Democratic contenders for the Illinois State Senate needed 757 signatures to get on their party's primary ballot. One of Obama's primary contenders, Marc Ewell, submitted 1,286 names. Obama and his legal team contested Ewell's signatures until they left him 86 short. Ewell responded with a federal lawsuit, but the judge's decision, noted the Tribune, "reveals how [Ewell] was tripped up by complexities in the election procedures." Obama was more fortunate; his legal team included the highly-renowned Thomas Johnson, who had worked on similar cases for an earlier mayor.

Another primary opponent, Gha-is Askia, presented 1,899 signatures. He was left 69 with signatures. The Obama team had invalidated 1,211 of them. When interviewed by the Tribune, Askia argued that this discredits Obama's current image, "Why say you're for a new tomorrow, then do old-style Chicago politics to remove legitimate candidates? He talks about honor and democracy, but what honor is there in getting rid of every other candidate so you can run scot-free? Why not let the people decide?"

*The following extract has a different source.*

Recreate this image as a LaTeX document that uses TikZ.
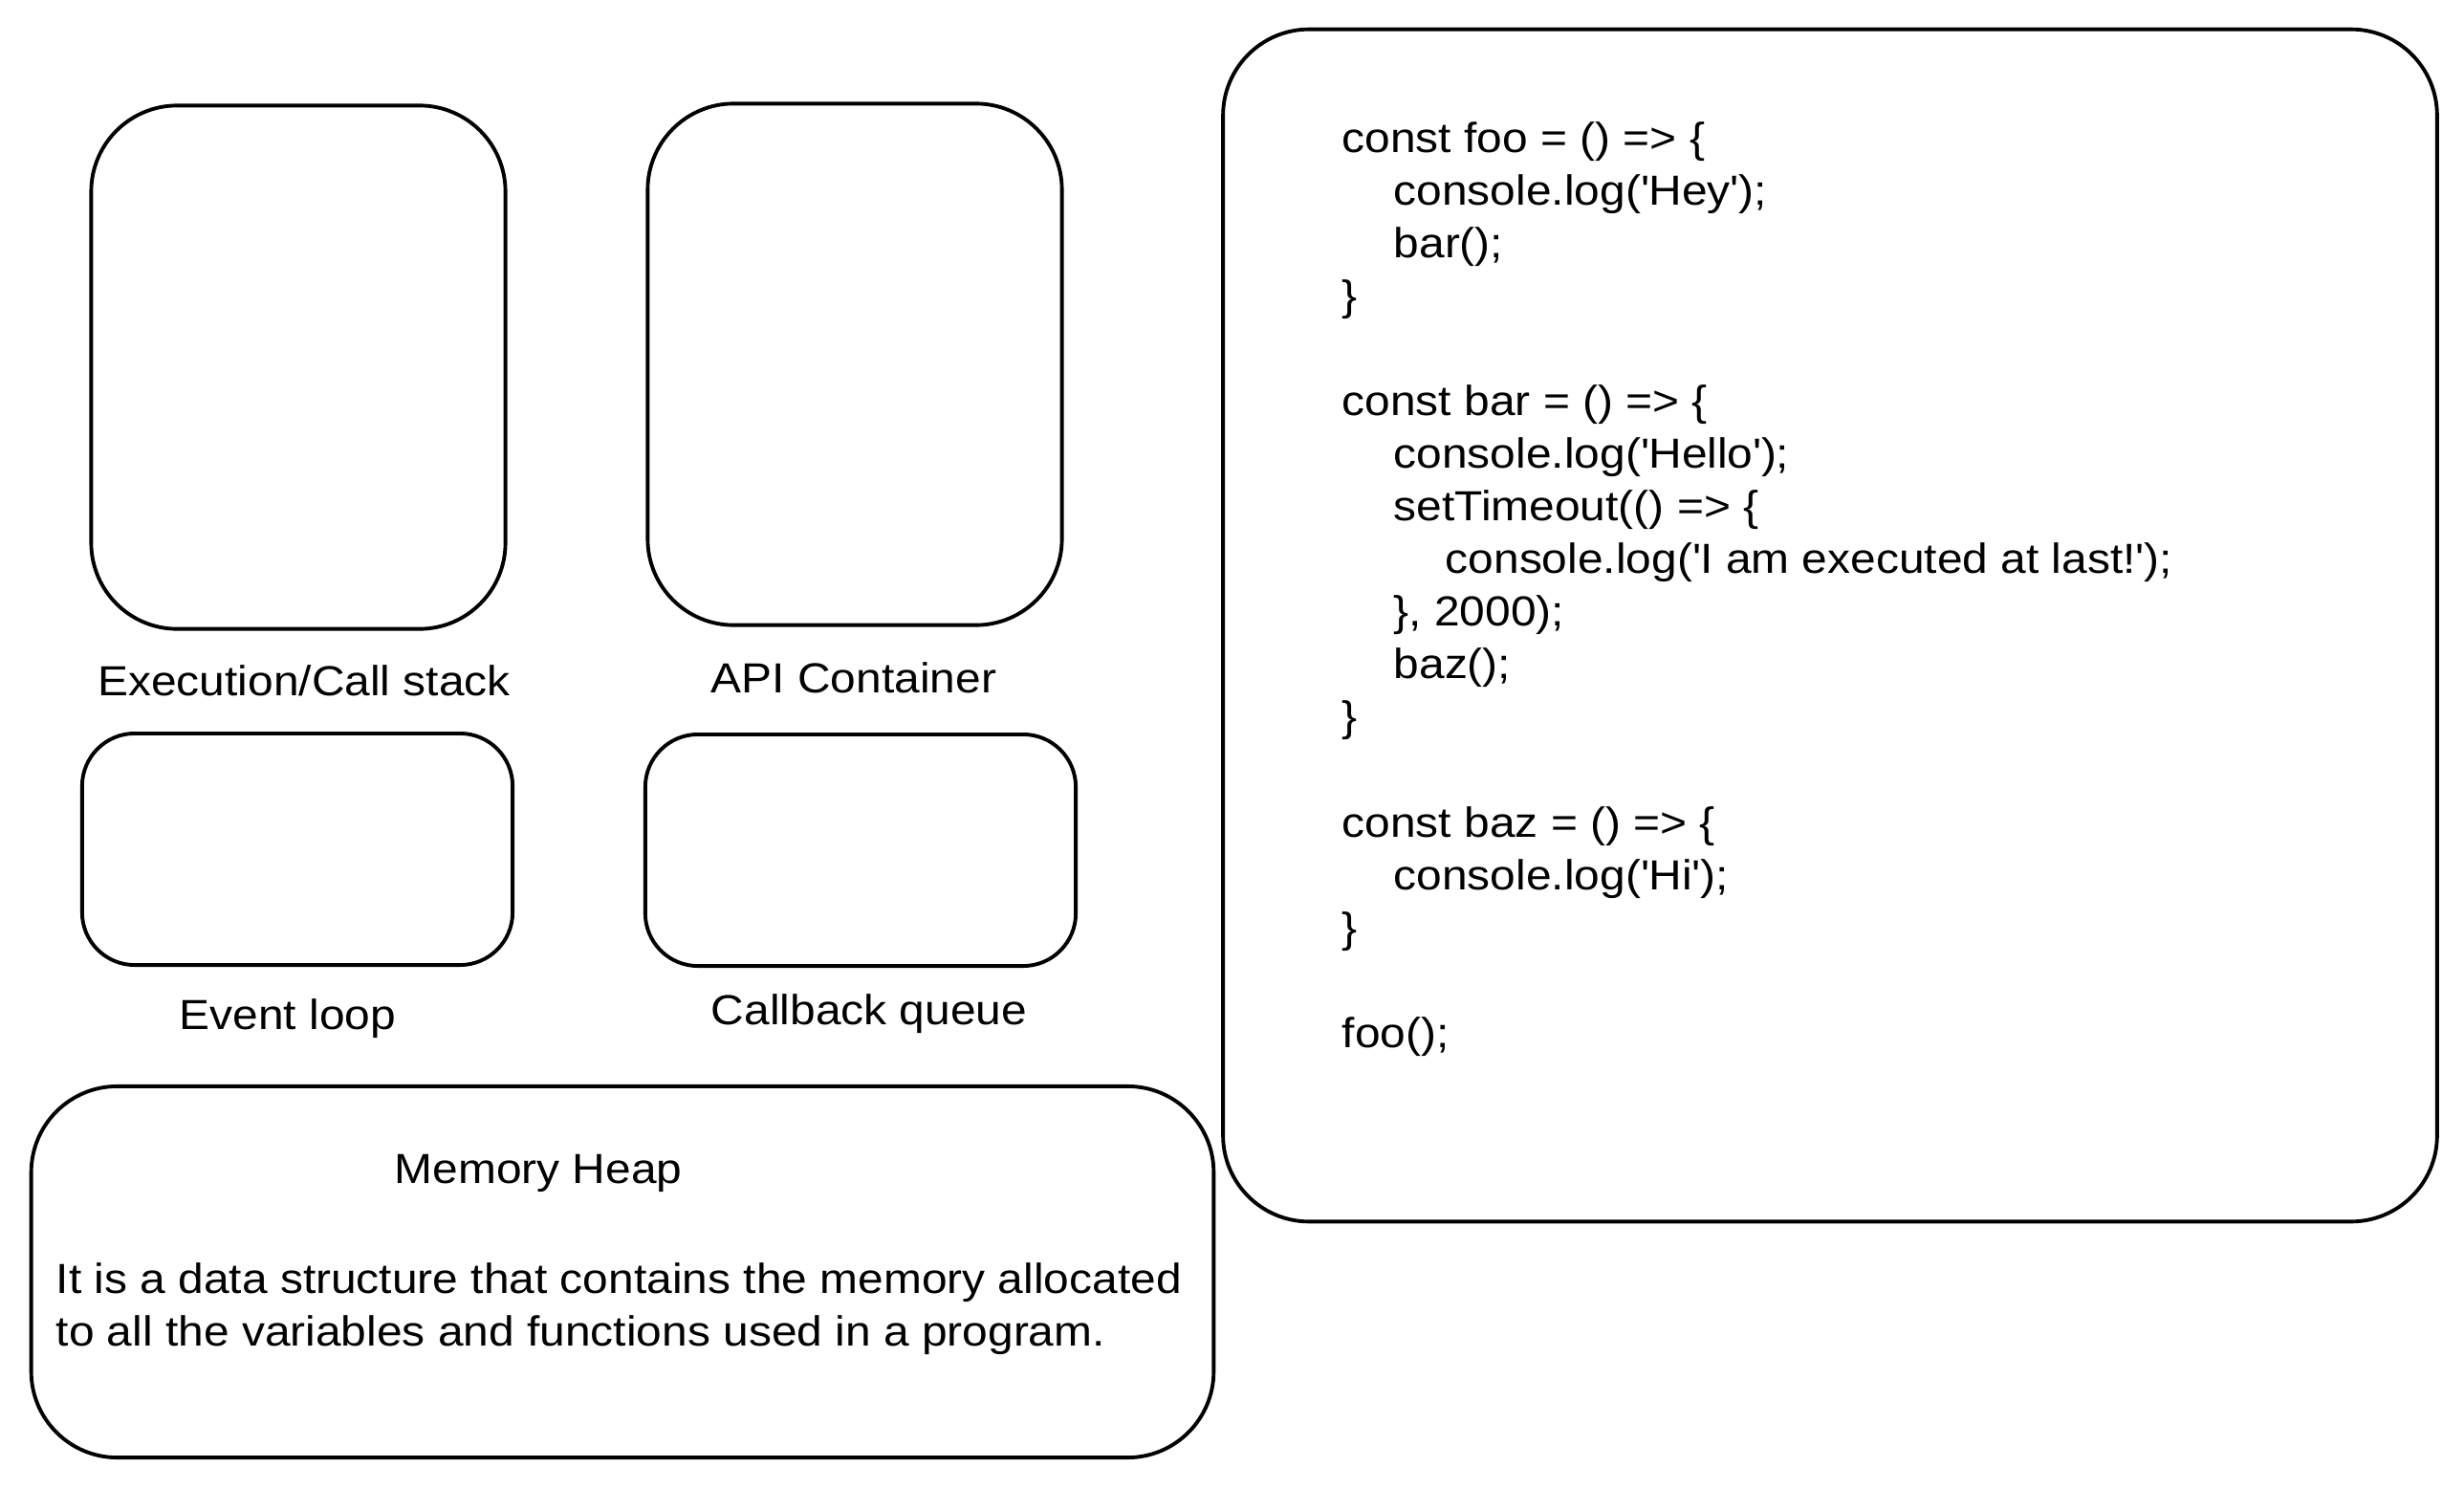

The staff-writers for the Tribuneagreed: "The man now running for president on a message of giving a voice to the voiceless first entered public office not by leveling the playing field, but by clearing it."

Drew Griffin and Kathleen Johnston of CNN's Anderson Cooper 360 invoked a similar theme in an article titled "Obama played hardball in his first Chicago campaign," which was published in May 2008 on CNN's Election Center Web site. When CNN sought a comment from Obama regarding the petition challenge, his staff directed them to a quote from the Tribune article in which the senator remarked, "To my mind, we were just abiding by the rules that had been set up."

These rules, according to the CNN report, included invalidating signatures "if names were printed instead of signed in cursive writing. If signatures were good but the person gathering the signatures wasn't properly registered, those petitions were also thrown out." The ballots of Michigan and Florida in the 2008 Democratic presidential primary were supposed to be thrown out, too, according to Obama, and then later included - after he secured the nomination - because he did not want to penalize his party's primary voters on a technicality.

Obama is the candidate with a sunrise for a campaign image and "change you can believe in" as his mantra. Denying candidates in your own party the right to appear beside you on your own party's ballot because their supporters signed their names in print instead of cursive is a textbook definition of realpolitick. What of their hope? Change They Could Believe In? This from someone who deemed his own constituency unfit to elect him on the basis of his character or his policies?

Obama has since reflected on the primary race in the interview he granted to the Chicago Tribune - the same "Obama knows his way around a ballot box" to which CNN was directed.

Asked whether the district's primary voters were well-served by having only one candidate, Obama smiled and said: "I think they ended up with a very good state senator."

Jacob Nelson is a Baker College sophomore.